The Bullroarer Atlas

MUS2026-181 - museum specimen

San at Oas (subgroup unrecorded)

Namibia - Oas farm - Omaheke sandveld - Kalahari, German South-West Africa - Southern Africa

Sacred / spirit

Oas healer’s corded blade, Weltmuseum Wien 85393.
Oas healer’s corded blade, Weltmuseum Wien 85393. Image source

Source term: Schwirrholz

Schwirrholz: German, 'whirring wood' — the standard museum term for a bullroarer; no San name was recorded for this blade.

When someone fell ill at Oas, a farm deep in the Omaheke sandveld, the healer's answer was sound: he swung a pointed wooden blade on its cord until the wood cried out, and a voice beyond the human joined the cure — in the stark colonial German of the 1909 Vienna card, 'then Satan speaks.' The blade was improvised sacred equipment, cut from a European packing crate, bored at the tip, and strung with trade twine. Whose spirit the collector's 'Satan' translated, and what the healer called it, were never written down.

Wenn ein Mensch krank ist, so schwingt der "Doktor" das Holz und läßt das Holz ertönen. Dann spricht der Satan.

When a person is ill, the "doctor" swings the wood and makes it sound. Then Satan speaks.

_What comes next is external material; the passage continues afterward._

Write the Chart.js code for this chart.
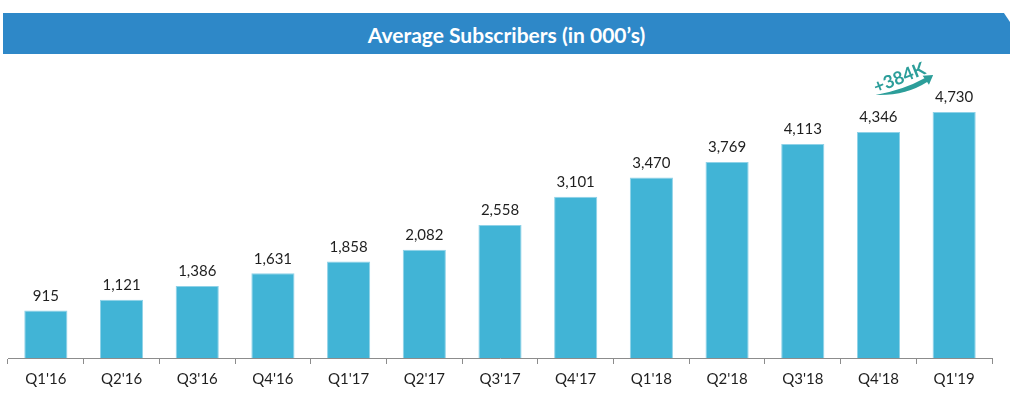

Weltmuseum Wien accession card, Post IX 1909, inv. 85393
Object
Pointed-oval blade of European crate wood, 30.5 cm, flat and very slightly convex, pierced at the pointed end and threaded with a long European twine cord; the complete rig survives in the museum photograph.
Function
Swung by a healer when a person was ill; the roar was heard as a supernatural being speaking.
Map confidence
high - GeoNames 3354990: Oas farm, Omaheke Region (RDF re-verified 2026-07-17); the museum geography names Kalahari, Omaheke / Oas, and Pöch used the Oas farm as his first field base in 1908.